19 de dez. de 2019

"VAI, MACARRÃO!"


Meu caro, minha cara.

Isso foi o que ouvi quando voltava para o carro depois de sair do ortopedista.

Quem gritou foi um carroceiro. Sabe o tipo? Pele da cor e da textura de tronco de flamboyant, barba branca e retorcida, cantando alto pelas ruas, magro e rijo.

Aposto que tinha um percentual de gordura corporal muito menor do que muito crosfiteiro...

E o "Macarrão"?

Macarrão era o cavalo que puxava a carroça, abarrotada de caixas desmontadas de papelão.

Esperei eles passarem, dei seta e sai. Na esquina, eu ia virar à esquerda. Eles também viraram. Eles foram primeiro, depois um caminhãozinho e uns dois carros. Macarrão ia na frente, lento como o trânsito que estava à frente dele.

O motorista do caminhãozinho ficou puto com Macarrão e o carroceiro. Na esquina seguinte, ele acelerou e cortou Macarrão pela esquerda. O baú machucou a copa de uma árvore que não tinha nada a ver com a história.

Pouco prestou a manobra: como eu disse acima, era o trânsito que estava lento. O caminhãozinho parou logo em seguida. O carroceiro parou de cantar e ficou mexendo com o motorista. "Não tá com pressa? Então corre agora! Vai, apressado!"

Não usou nenhum palavrão...

Tudo isso me deixou nostálgica. Pois quando era criança haviam muitos carroceiros com seus pangarezinhos magrelos pela cidade.

Alguém dito "antenado" poderia dizer que eles são "seres analógicos em um mundo digital"...

Mas eles são tão analógicos quanto o velhinho que atravessa a rua no farol fechado, usando boné e sapato social.

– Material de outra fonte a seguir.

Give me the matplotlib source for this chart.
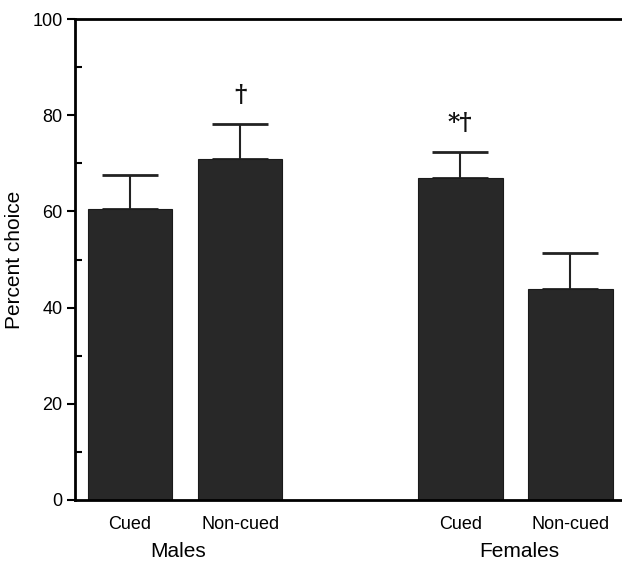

Tão analógicos quanto a minha menstruação, que chega antes e depois da data marcada no meu aplicativo.

Tão analógicos quanto a mulher grávida que segurava a barriga enorme enquanto deixava claro no rosto que sentia dor. Ao entrar no carro que estava parado ao meu lado no sinal fechado, disse ao marido: "Veio mais uma contração"...

Tão analógicos quanto o violão que escuto agora.

Tão analógicos quanto o macarrão com molho de atum que há tempos eu não faço e me peguei morrendo de saudades de fazer e comer...

Ribeirão Preto, 19 de dezembro de 2019.